From the very first line of the data to the line containing "from matplotlib.patches import Patch", retype everything exactly, leaving the pictures behind.
•••
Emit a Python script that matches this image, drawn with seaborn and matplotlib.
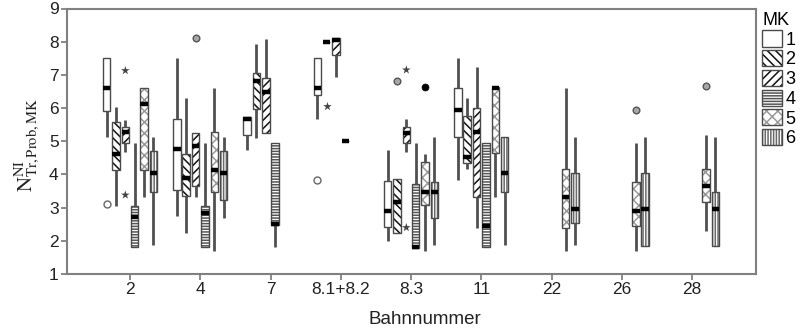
import numpy as np
import pandas as pd
import matplotlib
matplotlib.use("Agg")
import matplotlib.pyplot as plt
import matplotlib.colors as mcolors
import seaborn as sns
from matplotlib.patches import Patch

# ---------------- data ----------------
categories = ["2", "4", "7", "8.1+8.2", "8.3", "11", "22", "26", "28"]
mk_levels = ["1", "2", "3", "4", "5", "6"]

box_bahn = ["2"] * 6 + ["4"] * 6 + ["7"] * 4 + ["8.1+8.2"] * 4 + ["8.3"] * 6 + ["11"] * 6 \
    + ["22"] * 2 + ["26"] * 2 + ["28"] * 2
box_mk = mk_levels * 2 + ["1", "2", "3", "4"] * 2 + mk_levels * 2 + ["5", "6"] * 3
box_lo = [5.14, 3.05, 4.69, 1.80, 3.33, 1.87,
          2.75, 2.23, 3.33, 1.80, 1.70, 2.68,
          4.74, 5.09, 5.24, 1.80,
          5.67, 8.00, 6.95, 5.00,
          2.00, 2.23, 4.69, 1.78, 1.70, 1.87,
          3.83, 4.15, 2.40, 1.80, 3.33, 1.87,
          1.70, 1.87,
          1.70, 1.85,
          2.31, 1.85]
box_q1 = [5.92, 4.13, 4.96, 1.80, 4.13, 3.48,
          3.53, 3.35, 3.66, 1.80, 3.48, 3.23,
          5.19, 5.98, 5.24, 2.48,
          6.39, 8.00, 7.60, 5.00,
          2.43, 2.23, 4.96, 1.78, 3.08, 2.68,
          5.14, 4.34, 3.33, 1.80, 4.64, 3.48,
          2.38, 2.55,
          2.45, 1.85,
          3.18, 1.85]
box_med = [6.60, 4.62, 5.29, 2.71, 6.12, 4.05,
           4.76, 3.88, 4.87, 2.83, 4.13, 4.05,
           5.67, 6.82, 6.49, 2.52,
           6.60, 8.00, 8.05, 5.00,
           2.90, 3.18, 5.26, 1.82, 3.48, 3.48,
           5.94, 4.53, 5.27, 2.45, 6.59, 4.05,
           3.31, 2.95,
           2.91, 2.95,
           3.65, 2.95]
box_q3 = [7.52, 5.57, 5.44, 3.05, 6.59, 4.72,
          5.67, 4.62, 5.26, 3.06, 5.29, 4.72,
          5.72, 7.07, 6.90, 4.96,
          7.52, 8.00, 8.10, 5.00,
          3.81, 3.86, 5.44, 3.71, 4.38, 3.78,
          6.59, 5.76, 6.01, 4.96, 6.63, 5.14,
          4.15, 4.05,
          3.78, 4.05,
          4.15, 3.48]
box_hi = [7.52, 6.02, 5.64, 4.96, 6.59, 5.12,
          7.50, 6.31, 5.26, 4.96, 6.59, 5.12,
          5.72, 7.93, 8.07, 4.96,
          7.52, 8.00, 8.10, 5.00,
          4.74, 3.86, 5.66, 4.96, 4.62, 5.12,
          7.50, 6.29, 7.25, 4.96, 6.63, 5.14,
          6.59, 5.12,
          4.96, 5.12,
          5.19, 5.12]

out_bahn = ["2", "2", "2", "4", "8.1+8.2", "8.1+8.2", "8.3", "8.3", "8.3", "8.3", "26", "28"]
out_mk = ["1", "3", "3", "3", "1", "2", "2", "3", "3", "5", "5", "5"]
out_val = [3.10, 7.13, 3.38, 8.12, 3.83, 6.05, 6.82, 7.15, 2.40, 6.62, 5.93, 6.65]
out_kind = ["open", "star", "star", "gray", "open", "star", "gray", "star", "star", "black", "gray", "gray"]

# ---------------- build long tables ----------------
rows = []
for b, m, lo, q1, md, q3, hi in zip(box_bahn, box_mk, box_lo, box_q1, box_med, box_q3, box_hi):
    for v in (lo, q1, md, q3, hi):
        rows.append({"Bahn": b, "MK": m, "val": v})
df = pd.DataFrame(rows)
odf = pd.DataFrame({"Bahn": out_bahn, "MK": out_mk, "val": out_val, "kind": out_kind})

# ---------------- styling ----------------
plt.rcParams["font.family"] = ["Liberation Sans", "DejaVu Sans"]
plt.rcParams["mathtext.fontset"] = "stix"
plt.rcParams["hatch.linewidth"] = 1.1

hatches = ["", "\\\\\\\\", "////", "------", "xxx", "||||||"]
hatch_cols = ["#333333", "#111111", "#111111", "#555555", "#999999", "#6a6a6a"]
edge = "#4a4a4a"

fig = plt.figure(figsize=(8.02, 3.35), dpi=100)
ax = fig.add_axes([67 / 802, 1 - 274 / 335, 689 / 802, 265.5 / 335])

white = {m: "white" for m in mk_levels}
for i, mk in enumerate(mk_levels):
    sub = df[df["MK"] == mk]
    n0 = len(ax.patches)
    sns.boxplot(data=sub, x="Bahn", y="val", hue="MK", order=categories,
                hue_order=mk_levels, dodge=True, width=0.8, gap=0.2,
                whis=(0, 100), palette=white, saturation=1,
                linecolor=edge, linewidth=1.0, showcaps=False,
                medianprops=dict(color="black", linewidth=3.2, solid_capstyle="butt"),
                whiskerprops=dict(color="#505050", linewidth=2.0),
                legend=False, ax=ax)
    for p in ax.patches[n0:]:
        p.set_hatch(hatches[i])
        if hasattr(p, "set_hatchcolor"):
            p.set_hatchcolor(hatch_cols[i])
        else:
            p._hatch_color = mcolors.to_rgba(hatch_cols[i])

styles = {
    "open": dict(marker="o", fc="white", ec="#666666", size=5, lw=1.0),
    "gray": dict(marker="o", fc="#a8a8a8", ec="#555555", size=4.8, lw=1.0),
    "black": dict(marker="o", fc="black", ec="black", size=5, lw=0.5),
    "star": dict(marker="*", fc="#444444", ec="#444444", size=6.5, lw=0),
}
for kind, st in styles.items():
    sub = odf[odf["kind"] == kind]
    sns.stripplot(data=sub, x="Bahn", y="val", hue="MK", order=categories,
                  hue_order=mk_levels, dodge=True, jitter=False,
                  palette={m: st["fc"] for m in mk_levels}, marker=st["marker"],
                  size=st["size"], edgecolor=st["ec"], linewidth=st["lw"],
                  legend=False, ax=ax, zorder=5)

ax.set_xlim(-0.897, 8.911)
ax.set_ylim(1, 9)
ax.set_yticks(range(1, 10))
ax.set_xticks(range(len(categories)))
ax.set_xticklabels(categories)
ax.tick_params(axis="both", labelsize=12.5, color="#777777", width=1.2,
               length=4, labelcolor="#222222", pad=2)
for s in ax.spines.values():
    s.set_color("#808080")
    s.set_linewidth(1.5)
ax.set_xlabel("")
ax.set_ylabel("")

fig.text(425 / 802, 1 - 320 / 335, "Bahnnummer", ha="center", va="center",
         fontsize=13.5, color="#222222")
fig.text(27 / 802, 1 - 145 / 335, r"$\mathrm{N}^{\mathrm{NI}}_{\mathrm{Tr,Prob,MK}}$",
         rotation=90, ha="center", va="center", fontsize=15, color="#222222")

handles = []
for i, mk in enumerate(mk_levels):
    h = Patch(facecolor="white", edgecolor=edge, hatch=hatches[i], linewidth=1.0, label=mk)
    if hasattr(h, "set_hatchcolor"):
        h.set_hatchcolor(hatch_cols[i])
    else:
        h._hatch_color = mcolors.to_rgba(hatch_cols[i])
    handles.append(h)
leg = fig.legend(handles=handles, title="MK", loc="upper left",
                 bbox_to_anchor=(762 / 802, 1 - 12 / 335), frameon=False,
                 fontsize=13, title_fontsize=13, handlelength=1.1,
                 handleheight=1.0, handletextpad=0.2, labelspacing=0.08,
                 borderpad=0, borderaxespad=0)
leg._legend_box.align = "left"

fig.savefig("out.png", dpi=100)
•••
CORRECT RESULT
Emit a Python script that matches this image, drawn with seaborn and matplotlib.
import numpy as np
import pandas as pd
import matplotlib
matplotlib.use("Agg")
import matplotlib.pyplot as plt
import matplotlib.colors as mcolors
import seaborn as sns
from matplotlib.patches import Patch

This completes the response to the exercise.